Alongside Ghali, two other Islamic Jihad commanders, including his brother, were killed in the pre-dawn attack on their hideout in Khan Yunis in the southern Strip. According to the Palestinians, ten other people were injured in the attack.
“Ghali was responsible for directing and carrying out rocket fire at Israeli territory, including the recent barrages during Operation Shield and Arrow,” the IDF said.
“Ghali was considered a central figure in the organization and dealt with its routine management."
According to IDF spokesperson Rear Admiral Dani Hagari, Ali Ghali was directly responsible for recent attacks on Israel, including Wednesday’s hundreds of launches. The attack on his hideout was based on intelligence provided by the IDF Intelligence Directorate and the Shin Bet and included identifying the hideout, planning by the Air Force, and precise targeting. The operation was overseen by IDF Chief of Staff Lt.-Gen. Herzi Halevi. Islamic Jihad confirmed Ghali’s death.
Meanwhile, rocket fire resumed Thursday morning with sporadic barrages targeting Israeli communities near the Gaza border after more than eight hours of tense calm along the border.
The IDF said that up to Wednesday at 11:55pm, 507 rocket launches toward Israel have been identified, 154 of which were intercepted by Israeli air defense systems, and another 108 crashed short of the border, killing four Gazan civilians, including a 10-year-old girl and two 16-year-old boys. The Iron Dome missile defense system has recorded a 96% success rate in shooting down incoming rockets from Gaza.
Following Ghali’s assassination, Islamic Jihad said Thursday morning that his killing “will not stop our rockets” and threatened to “expand the circle of fire.
Overnight Thursday, White House national security adviser Jake Sullivan said that he spoke to his Israeli counter Tzachi Hanegbi and stated that talks to reach a cease-fire were ongoing. Sullivan stressed the need to reduce harm to uninvolved civilians and reiterated Washington’s “ironclad support” for Israel’s security and the Jewish state’s right to defend its citizens from indiscriminate rocket fire.
Israel launched Operation Shield and Arrow early Tuesday with the assassination of three senior Islamic Jihad commanders in the Gaza Strip.

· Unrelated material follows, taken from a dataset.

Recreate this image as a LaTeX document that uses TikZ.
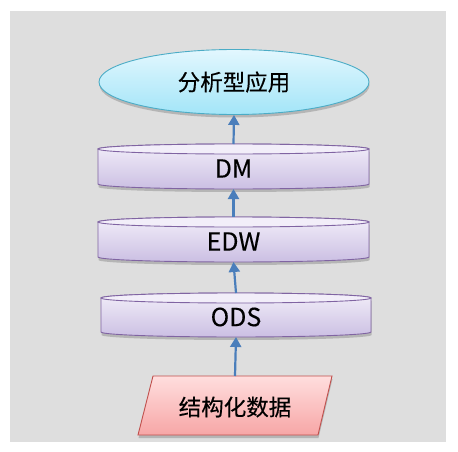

The military campaign was launched in response to over 100 rockets fired into southern Israel last week following the death of a hunger-striking Islamic Jihad commander Khader Adna in Israeli prison.
As the operation enters its third day, Al-Jazeera reported that cease-fire talks between Israel and Islamic Jihad have hit a snag as Israeli airstrikes in the Strip continued. Sources familiar with the matter stated that discussions have been centered around the Palestinian demand for Israel to commit to ending its targeted assassinations policy, which Jerusalem refuses.